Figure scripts

*-*-*

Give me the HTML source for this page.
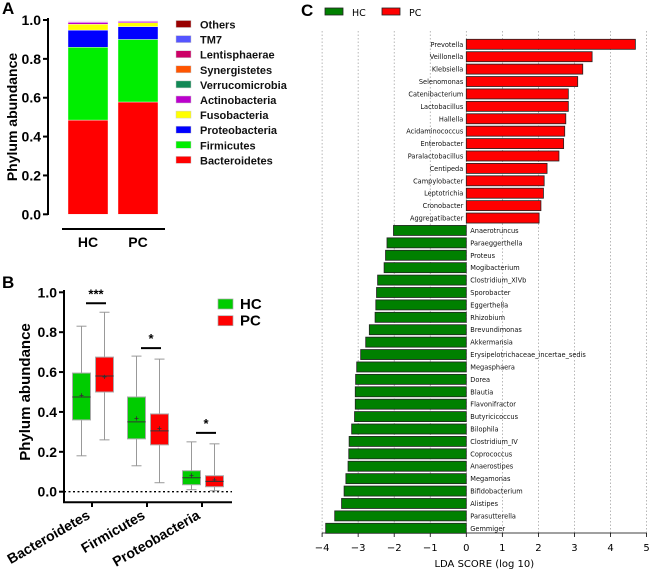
<!DOCTYPE html>
<html><head><meta charset="utf-8"><style>
html,body{margin:0;padding:0;background:#fff;width:650px;height:571px;overflow:hidden}
svg{display:block}
.b{font-family:"Liberation Sans",Arial,sans-serif;font-weight:bold}
.c{font-family:"DejaVu Sans","Liberation Sans",sans-serif}
</style></head><body>
<svg id="fig" width="650" height="571" xmlns="http://www.w3.org/2000/svg">
<g id="pa"></g>
<g id="pb"></g>
<g id="pc"></g>
</svg>
<script>
// ---------- Panel A data ----------
const phyla = ["Bacteroidetes","Firmicutes","Proteobacteria","Fusobacteria","Actinobacteria","Verrucomicrobia","Synergistetes","Lentisphaerae","TM7","Others"];
const phylaColors = ["#ff0000","#00ee00","#0000ff","#ffff00","#bb00cc","#118855","#ff5500","#cc0066","#5555ff","#990000"];
const groupsA = ["HC","PC"];
const hcStack = [0.485,0.375,0.088,0.030,0.010,0.002,0.001,0.001,0.002,0.002];
const pcStack = [0.578,0.322,0.066,0.020,0.007,0.002,0.001,0.001,0.001,0.002];
const ticksA = ["0.0","0.2","0.4","0.6","0.8","1.0"];

// ---------- Panel B data ----------
const catsB = ["Bacteroidetes","Firmicutes","Proteobacteria"];
const hcMin = [0.18,0.13,0.01], hcQ1 = [0.36,0.265,0.035], hcMed = [0.475,0.35,0.07], hcMean = [0.485,0.37,0.085], hcQ3 = [0.595,0.475,0.105], hcMax = [0.83,0.68,0.25];
const pcMin = [0.26,0.045,0.005], pcQ1 = [0.50,0.235,0.025], pcMed = [0.58,0.305,0.052], pcMean = [0.578,0.32,0.06], pcQ3 = [0.675,0.39,0.08], pcMax = [0.90,0.665,0.24];
const sigLevel = [0.945,0.72,0.295];
const sigText = ["***","*","*"];
const ticksB = ["0.0","0.2","0.4","0.6","0.8","1.0"];

// ---------- Panel C data ----------
const taxa = ["Prevotella","Veillonella","Klebsiella","Selenomonas","Catenibacterium","Lactobacillus","Hallella","Acidaminococcus","Enterobacter","Paralactobacillus","Centipeda","Campylobacter","Leptotrichia","Cronobacter","Aggregatibacter","Anaerotruncus","Paraeggerthella","Proteus","Mogibacterium","Clostridium_XlVb","Sporobacter","Eggerthella","Rhizobium","Brevundimonas","Akkermansia","Erysipelotrichaceae_incertae_sedis","Megasphaera","Dorea","Blautia","Flavonifractor","Butyricicoccus","Bilophila","Clostridium_IV","Coprococcus","Anaerostipes","Megamonas","Bifidobacterium","Alistipes","Parasutterella","Gemmiger"];
const ldaScores = [4.69,3.49,3.23,3.09,2.83,2.83,2.76,2.73,2.70,2.57,2.24,2.16,2.14,2.07,2.02,-2.02,-2.20,-2.24,-2.28,-2.46,-2.49,-2.51,-2.53,-2.69,-2.79,-2.93,-3.04,-3.07,-3.08,-3.08,-3.10,-3.18,-3.25,-3.26,-3.28,-3.34,-3.39,-3.46,-3.65,-3.90];
const ticksC = [-4,-3,-2,-1,0,1,2,3,4,5];

const NS="http://www.w3.org/2000/svg";
function mk(parent,tag,attrs,text){const e=document.createElementNS(NS,tag);for(const k in attrs)e.setAttribute(k,attrs[k]);if(text!==undefined)e.textContent=text;parent.appendChild(e);return e;}

// ===== Panel A =====
(function(){
const g=document.getElementById('pa');
const yA=v=>214.3-v*194.3;
let t=mk(g,'text',{x:2,y:14,class:'b','font-size':17},'A');


let ax=mk(g,'line',{x1:48,y1:18,x2:48,y2:215,stroke:'#000','stroke-width':2});


ticksA.forEach(s=>{const v=parseFloat(s);
 mk(g,'line',{x1:43,x2:48,y1:yA(v),y2:yA(v),stroke:'#000','stroke-width':2});
 const tl=mk(g,'text',{x:41,y:yA(v)+5,'text-anchor':'end',class:'b','font-size':14},s);
 
 });
t=mk(g,'text',{x:0,y:0,class:'b','font-size':14,'text-anchor':'middle',transform:'translate(17,117) rotate(-90)'},'Phylum abundance');


mk(g,'line',{x1:62,x2:165,y1:229,y2:229,stroke:'#000','stroke-width':2});
const xs=[68,118],w=40;
[hcStack,pcStack].forEach((arr,gi)=>{let cum=0;
 arr.forEach((v,i)=>{const r=mk(g,'rect',{x:xs[gi],y:yA(cum+v),width:w,height:Math.max(0,yA(cum)-yA(cum+v)),fill:phylaColors[i],stroke:'#fff','stroke-width':0.4});
  
  cum+=v;});
 const xl=mk(g,'text',{x:xs[gi]+w/2,y:247,'text-anchor':'middle',class:'b','font-size':14},groupsA[gi]);
 
 });
const order=[9,8,7,6,5,4,3,2,1,0];
order.forEach((pi,k)=>{const y=24+k*15.1;
 const r=mk(g,'rect',{x:176,y:y-3.5,width:15,height:7,fill:phylaColors[pi],stroke:'#ccc','stroke-width':0.5});
 
 
 const tt=mk(g,'text',{x:200,y:y+4.5,class:'b','font-size':11,fill:'#111'},phyla[pi]);
 
 });
})();

// ===== Panel B =====
(function(){
const g=document.getElementById('pb');
const yB=v=>491.7-v*199.4;
let t=mk(g,'text',{x:2,y:288,class:'b','font-size':17},'B');


mk(g,'line',{x1:64,y1:290,x2:64,y2:503,stroke:'#000','stroke-width':2});
mk(g,'line',{x1:63,y1:502.3,x2:232,y2:502.3,stroke:'#000','stroke-width':2});
ticksB.forEach(s=>{const v=parseFloat(s);
 mk(g,'line',{x1:59,x2:64,y1:yB(v),y2:yB(v),stroke:'#000','stroke-width':2});
 const tl=mk(g,'text',{x:57,y:yB(v)+5,'text-anchor':'end',class:'b','font-size':14},s);
 
 });
mk(g,'line',{x1:64,x2:232,y1:yB(0),y2:yB(0),stroke:'#000','stroke-width':1.3,'stroke-dasharray':'2,2.5'});
t=mk(g,'text',{x:0,y:0,class:'b','font-size':15,'text-anchor':'middle',transform:'translate(30,392) rotate(-90)'},'Phylum abundance');


const cx=[92,147,202],bw=18;
function box(c,min,q1,med,mean,q3,max,col,name){
 const gg=mk(g,'g',{});
 
 
 mk(gg,'line',{x1:c,x2:c,y1:yB(max),y2:yB(min),stroke:'#999','stroke-width':1});
 mk(gg,'line',{x1:c-5,x2:c+5,y1:yB(max),y2:yB(max),stroke:'#999','stroke-width':1});
 mk(gg,'line',{x1:c-5,x2:c+5,y1:yB(min),y2:yB(min),stroke:'#999','stroke-width':1});
 mk(gg,'rect',{x:c-bw/2,y:yB(q3),width:bw,height:yB(q1)-yB(q3),fill:col,stroke:'#aaa','stroke-width':1});
 mk(gg,'line',{x1:c-bw/2,x2:c+bw/2,y1:yB(med),y2:yB(med),stroke:'#333','stroke-width':1});
 mk(gg,'text',{x:c,y:yB(mean)+3,'text-anchor':'middle','font-size':8,class:'b',fill:'#333'},'+');
}
catsB.forEach((cn,i)=>{
 box(cx[i]-10.5,hcMin[i],hcQ1[i],hcMed[i],hcMean[i],hcQ3[i],hcMax[i],'#00cc00','box-hc-'+cn.toLowerCase());
 box(cx[i]+12.5,pcMin[i],pcQ1[i],pcMed[i],pcMean[i],pcQ3[i],pcMax[i],'#ff0000','box-pc-'+cn.toLowerCase());
 mk(g,'line',{x1:cx[i],x2:cx[i],y1:502,y2:507,stroke:'#000','stroke-width':2});
 const sl=mk(g,'line',{x1:cx[i]-6,x2:cx[i]+14,y1:yB(sigLevel[i]),y2:yB(sigLevel[i]),stroke:'#000','stroke-width':2});
 
 
 const st=mk(g,'text',{x:cx[i]+4,y:yB(sigLevel[i])-5,'text-anchor':'middle',class:'b','font-size':13},sigText[i]);
 
 
 const xl=mk(g,'text',{x:0,y:0,class:'b','font-size':14,'text-anchor':'end',transform:'translate('+(cx[i]-1)+',518) rotate(-30)'},cn);
 
 
});
[['HC','#00cc00',299],['PC','#ff0000',315.7]].forEach(([n,c,y])=>{
 const r=mk(g,'rect',{x:218,y:y,width:15,height:10,fill:c,stroke:'#aaa','stroke-width':0.7});
 
 
 const tt=mk(g,'text',{x:240,y:y+10,class:'b','font-size':15},n);
 
 });
})();

// ===== Panel C =====
(function(){
const g=document.getElementById('pc');
const x0=466.3,k=36.05;
const xC=v=>x0+v*k;
const yTop=44.3,step=12.41;
let t=mk(g,'text',{x:301,y:16,class:'b','font-size':17},'C');


[['HC','#008000',325],['PC','#ff0000',382]].forEach(([n,c,x])=>{
 const r=mk(g,'rect',{x:x,y:8,width:18,height:7,fill:c,stroke:'#222','stroke-width':0.8});
 
 
 const tt=mk(g,'text',{x:x+27,y:16,class:'c','font-size':9.5},n);
 
 });
ticksC.forEach(v=>{
 const gl=mk(g,'line',{x1:xC(v),x2:xC(v),y1:31,y2:533,stroke:'#999','stroke-width':0.7,'stroke-dasharray':'1.5,2'});
 
 
 mk(g,'line',{x1:xC(v),x2:xC(v),y1:533,y2:537,stroke:'#000','stroke-width':0.8});
 const tl=mk(g,'text',{x:xC(v),y:551,'text-anchor':'middle',class:'c','font-size':10},v<0?'\u2212'+(-v):String(v));
 
 });
mk(g,'line',{x1:xC(-4),x2:xC(5),y1:533,y2:533,stroke:'#000','stroke-width':0.8});
t=mk(g,'text',{x:xC(0.5),y:567,'text-anchor':'middle',class:'c','font-size':10},'LDA SCORE (log 10)');


taxa.forEach((n,i)=>{
 const v=ldaScores[i],y=yTop+i*step;
 const r=mk(g,'rect',{x:Math.min(xC(0),xC(v)),y:y-5,width:Math.abs(xC(v)-xC(0)),height:10,fill:v>0?'#ff0000':'#008000',stroke:'#222','stroke-width':0.8});
 
 
 const tl=mk(g,'text',{x:v>0?x0-3:x0+4,y:y+2.5,'text-anchor':v>0?'end':'start',class:'c','font-size':6.6,fill:'#111'},n);
 
 
});
})();
</script>
</body></html>
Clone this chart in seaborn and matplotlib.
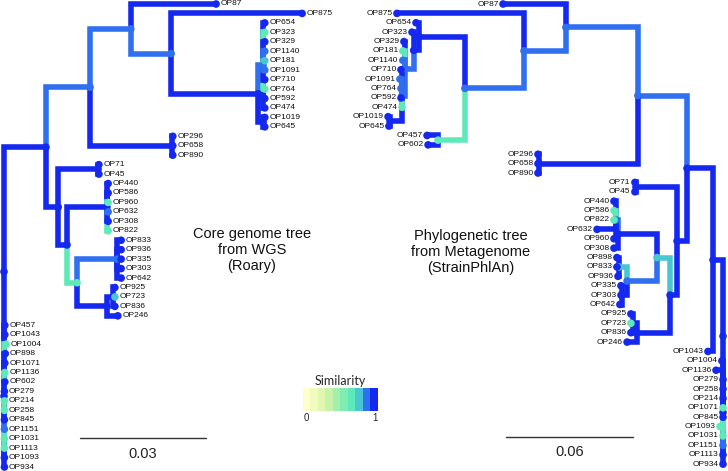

*-*-*

Find every line in the records above that holds the word "this", and copy each one.

Give me the HTML source for this page.
Clone this chart in seaborn and matplotlib.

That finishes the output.